CIVIL MINUTES - GENERAL

Proceedings: ORDER REMANDING TO LOS ANGELES SUPERIOR COURT (In Chambers)

On April 5, 2010, this action was removed to this Court pursuant to 28 U.S.C. § 1441 and 1446. Under 28 U.S.C. § 1331, this Court has original jurisdiction over civil actions "arising under" federal law. "The presence or absence of federal-question jurisdiction is governed by the 'well-pleaded complaint rule,' which provides that federal jurisdiction exists only when a federal question is presented on the face of the plaintiff's properly pleaded complaint." Caterpillar Inc. v. Williams, 482 U.S. 386, 392, 107 S.Ct. 2425, 2429 (1987). The only exception to this rule is where plaintiff's federal claim has been disguised by "artful pleading," such as where the only claim is a federal one or is a state claim preempted by federal law. Sullivan v. First Affiliated Sec., Inc., 813 F. 2d 1368, 1372 (9th Cir. 1987).

A case may arise under federal law "where the vindication of a right under state law necessarily turned on some construction of federal law." Franchise Tax Bd. v. Constr. Laborers Vacation Trust, 463 U.S. 1, 9, 103 S.Ct. 2841 (1983).*fn1 In many situations, where the violation of a federal statute is one of several independent allegations supporting a state law cause of action, courts have determined that the state law cause of action does not "necessarily turn" on the construction of the federal statute. Rains v. Criterion Sys., Inc., 80 F.3d 339, 345-46 (9th Cir. 1996); see also id. at 346 ("When a claim can be supported by alternative and independent theories-one of which is a state law theory and one of which is a federal law theory-federal question jurisdiction does not attach because federal law is not a necessary element of the claim.").

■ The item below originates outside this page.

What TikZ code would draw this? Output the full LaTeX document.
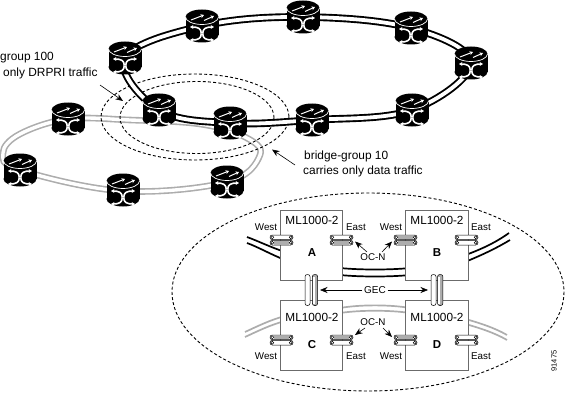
\documentclass[tikz,border=0pt]{standalone}
\usepackage{fontspec}
\setmainfont{Liberation Sans}
\usetikzlibrary{arrows.meta}
\definecolor{ringgray}{gray}{0.68}
\definecolor{boxgray}{gray}{0.42}
\tikzset{
  lbl/.style={inner sep=0pt,font=\fontsize{11.9}{13}\selectfont},
  small/.style={inner sep=0pt,font=\fontsize{9.8}{11}\selectfont},
  mltxt/.style={inner sep=0pt,font=\fontsize{11.8}{13}\selectfont},
  letter/.style={inner sep=0pt,font=\fontsize{11.5}{13}\selectfont\bfseries},
  zone/.style={dash pattern=on 3pt off 2.2pt,line width=0.9pt,black},
  note/.style={line width=0.6pt,-{Stealth[length=7.5pt,width=6pt]}},
  tiny tip/.style={-{Stealth[length=3.4pt,width=4pt]}},
  box/.style={draw=boxgray,fill=white,line width=0.9pt},
  router/.pic={
    \fill[black] (-16.5,-9) rectangle (16.5,9);
    \fill[black] (0,-9) ellipse [x radius=16.5,y radius=7.5];
    \fill[black] (0,9) ellipse [x radius=16.5,y radius=7.5];
    \draw[white,line width=0.7pt] (-16.5,-9) .. controls (-16.5,-5) and (-9,-1.5) .. (0,-1.5) .. controls (9,-1.5) and (16.5,-5) .. (16.5,-9);
    \draw[white,line width=1pt,tiny tip] (-11,-6) -- (2,-11);
    \draw[white,line width=1pt,tiny tip] (2,-5.5) -- (12,-10);
    \draw[white,line width=1.6pt,tiny tip] (-0.7,7.5) .. controls (-0.7,2.5) and (-4,1) .. (-12,1);
    \draw[white,line width=1.6pt,tiny tip] (-0.7,7.5) .. controls (-0.7,12.5) and (-4,14) .. (-12,14);
    \draw[white,line width=1.6pt,tiny tip] (0.7,7.5) .. controls (0.7,2.5) and (4,1) .. (12,1);
    \draw[white,line width=1.6pt,tiny tip] (0.7,7.5) .. controls (0.7,12.5) and (4,14) .. (12,14);
  },
  capsule/.pic={
    \draw[black,line width=0.5pt,fill=white,rounded corners=2.2pt] (0,0) rectangle (23,4.6);
    \draw[black,line width=0.5pt,fill=white] (2.3,2.3) circle (1.5);
    \draw[black,line width=0.5pt,fill=white] (20.7,2.3) circle (1.5);
  },
  capsuleg/.pic={
    \draw[black,line width=0.5pt,fill=white,rounded corners=2.2pt] (0,0) rectangle (23,4.6);
    \fill[ringgray] (4,0.5) rectangle (19,4.1);
    \draw[black,line width=0.5pt,fill=white] (2.3,2.3) circle (1.5);
    \draw[black,line width=0.5pt,fill=white] (20.7,2.3) circle (1.5);
  },
  vcapsule/.pic={
    \draw[black,line width=0.5pt,fill=white,rounded corners=2.2pt] (0,0) rectangle (5,31);
  },
  vcapsuleg/.pic={
    \draw[black,line width=0.5pt,fill=ringgray,rounded corners=2.2pt] (0,0) rectangle (5.4,31);
    \fill[white] (0.6,2) rectangle (2.4,29);
  },
}
\newcommand{\portpair}[4]{%
  \pic at (#1,#2) {#3};
  \pic at (#1,#2+5.4) {#4};
}
\begin{document}
\begin{tikzpicture}[x=1pt,y=-1pt]
\useasboundingbox (0,0) rectangle (576,420);
% router positions
\coordinate (t1) at (125,58);
\coordinate (t2) at (202,26);
\coordinate (t3) at (303,17);
\coordinate (t4) at (411,28);
\coordinate (t5) at (471,63);
\coordinate (t6) at (412,110);
\coordinate (t7) at (312,120);
\coordinate (t8) at (230,123);
\coordinate (t9) at (159,110);
\coordinate (g1) at (68,119);
\coordinate (g2) at (20,170);
\coordinate (g3) at (123,190);
\coordinate (g4) at (227,182);
% gray ring
\foreach \w/\c in {6.6/ringgray,3.4/white}
  \draw[line width=\w pt,\c] plot[smooth cycle,tension=0.62] coordinates
    {(g1) (130,120) (200,124) (245,137) (260,155) (g4) (123,191) (g2) (3,153) (20,134)};
% dashed zones
\draw[zone] (195,117) ellipse [x radius=94,y radius=43];
\draw[zone] (197,117.5) ellipse [x radius=77,y radius=36];
% black ring
\foreach \w/\c in {7.6/black,3.8/white}
  \draw[line width=\w pt,\c] plot[smooth cycle,tension=0.62] coordinates
    {(t1) (t2) (t3) (t4) (t5) (t6) (t7) (t8) (t9)};
% routers
\foreach \r in {t1,t2,t3,t4,t5,t6,t7,t8,t9,g1,g2,g3,g4}
  \pic at (\r) {router};
% upper labels
\node[lbl,anchor=west] (lg) at (0,58) {group 100};
\node[lbl,anchor=west] (ld) at (3,73) {only DRPRI traffic};
\node[lbl,anchor=west] (lb) at (304,156) {bridge-group 10};
\node[lbl,anchor=west] (lc) at (303,171) {carries only data traffic};
\coordinate (a1s) at (100,85);
\coordinate (a1e) at (123,101);
\coordinate (a2s) at (295,165);
\coordinate (a2e) at (272,149.5);
\draw[note] (a1s) -- (a1e);
\draw[note] (a2s) -- (a2e);
% big zone
\draw[zone] (368,292) ellipse [x radius=196,y radius=99];
% lower black lines
\coordinate (ka1) at (247,237); \coordinate (ka2) at (285,252);
\coordinate (kb1) at (247,243); \coordinate (kb2) at (285,260);
\coordinate (kc1) at (340,268); \coordinate (kc2) at (410,268);
\coordinate (kd1) at (340,275); \coordinate (kd2) at (410,275);
\coordinate (ke1) at (460,257); \coordinate (ke2) at (509,233);
\coordinate (kf1) at (460,264); \coordinate (kf2) at (510,240);
\draw[black,line width=1.7pt] (ka1) .. controls (258,241) and (270,247) .. (ka2);
\draw[black,line width=1.7pt] (kb1) .. controls (258,247) and (270,254) .. (kb2);
\draw[black,line width=1.7pt] (kc1) .. controls (360,270) and (390,270) .. (kc2);
\draw[black,line width=1.7pt] (kd1) .. controls (360,277) and (390,277) .. (kd2);
\draw[black,line width=1.7pt] (ke1) .. controls (480,250) and (495,243) .. (ke2);
\draw[black,line width=1.7pt] (kf1) .. controls (480,256) and (495,249) .. (kf2);
% lower gray lines
\coordinate (ga1) at (245,332); \coordinate (ga2) at (285,316);
\coordinate (gb1) at (245,337); \coordinate (gb2) at (285,321);
\coordinate (gc1) at (340,308); \coordinate (gc2) at (410,308);
\coordinate (gd1) at (340,313); \coordinate (gd2) at (410,313);
\coordinate (ge1) at (462,318); \coordinate (ge2) at (507,335);
\coordinate (gf1) at (462,323); \coordinate (gf2) at (507,340);
\draw[ringgray,line width=1.7pt] (ga1) .. controls (258,326) and (270,320) .. (ga2);
\draw[ringgray,line width=1.7pt] (gb1) .. controls (258,331) and (270,325) .. (gb2);
\draw[ringgray,line width=1.7pt] (gc1) .. controls (360,304.5) and (390,304.5) .. (gc2);
\draw[ringgray,line width=1.7pt] (gd1) .. controls (360,310) and (390,310) .. (gd2);
\draw[ringgray,line width=1.7pt] (ge1) .. controls (480,323) and (495,328) .. (ge2);
\draw[ringgray,line width=1.7pt] (gf1) .. controls (480,328) and (495,333) .. (gf2);
% boxes
\node[box,minimum width=62pt,minimum height=70pt,inner sep=0pt,anchor=north west] (A) at (280,210) {};
\node[box,minimum width=63pt,minimum height=70pt,inner sep=0pt,anchor=north west] (B) at (405,210) {};
\node[box,minimum width=62pt,minimum height=70pt,inner sep=0pt,anchor=north west] (C) at (280,300) {};
\node[box,minimum width=63pt,minimum height=70pt,inner sep=0pt,anchor=north west] (D) at (405,300) {};
\node[mltxt] (mla) at (312,220) {ML1000-2};
\node[mltxt] (mlb) at (437,220) {ML1000-2};
\node[mltxt] (mlc) at (312,317) {ML1000-2};
\node[mltxt] (mld) at (437,317) {ML1000-2};
\node[letter] (la) at (312,253) {A};
\node[letter] (lB) at (437,253) {B};
\node[letter] (lC) at (312,345) {C};
\node[letter] (lD) at (437,345) {D};
% ports
\portpair{270}{235}{capsule}{capsuleg}
\portpair{330}{235}{capsule}{capsuleg}
\portpair{394}{235}{capsuleg}{capsuleg}
\portpair{455}{235}{capsule}{capsule}
\portpair{270}{335}{capsuleg}{capsule}
\portpair{330}{335}{capsuleg}{capsule}
\portpair{394}{335}{capsuleg}{capsule}
\portpair{455}{335}{capsule}{capsule}
% GEC capsules
\pic at (305,274.5) {vcapsule};
\pic at (312.3,274.5) {vcapsuleg};
\pic at (431,274.5) {vcapsule};
\pic at (437.5,274.5) {vcapsuleg};
% small labels
\node[small] (w1) at (266,227) {West};
\node[small] (e1) at (356,227) {East};
\node[small] (w2) at (391,227) {West};
\node[small] (e2) at (481,227) {East};
\node[small] (w3) at (266,356) {West};
\node[small] (e3) at (356,356) {East};
\node[small] (w4) at (391,356) {West};
\node[small] (e4) at (481,356) {East};
\node[small] (oc1) at (373,257) {OC-N};
\node[small] (oc2) at (373,322) {OC-N};
\node[small,font=\fontsize{10}{11}\selectfont] (gec) at (375,290) {GEC};
\coordinate (oa) at (355,241.5);
\coordinate (ob) at (392,241.5);
\coordinate (oc) at (355,335);
\coordinate (od) at (392,337);
\coordinate (ga) at (320,290);
\coordinate (gb) at (428,290);
\draw[note] (367,252) -- (oa);
\draw[note] (382,252) -- (ob);
\draw[note] (365,328) -- (oc);
\draw[note] (383,328) -- (od);
\draw[note] (gec.west) ++(-1.5,0) -- (ga);
\draw[note] (gec.east) ++(1.5,0) -- (gb);
\node[inner sep=0pt,rotate=90,font=\fontsize{7.5}{9}\selectfont] (num) at (554,361) {91475};
\end{tikzpicture}
\end{document}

Here, Removing Defendant's only assertion of federal subject matter jurisdiction is that "the Complaint purports to contain one cause of action for breach of contract premised upon an alleged violation of 12 C.F.R. Section 226 et seq. ('Regulation Z'), which pertains to 15 U.S.C. § 1601 et seq (Truth in Lending Act)." (Notice ¶ 1.) Plaintiffs' complaint asserts one cause of action for breach of contract, in which they assert that Defendants breached their agreement with Plaintiffs by revoking their line of credit based on faulty appraisal methods. The Complaint does not, however, "necessarily turn" on a resolution of Regulation Z. Rather, the thrust of Plaintiffs' argument is that Defendants violated the terms of their own agreement and also violated "Defendants' [own] under-writing protocols[.]" Compl. ¶ 24.

Accordingly, this matter is hereby REMANDED to the Los Angeles Superior Court.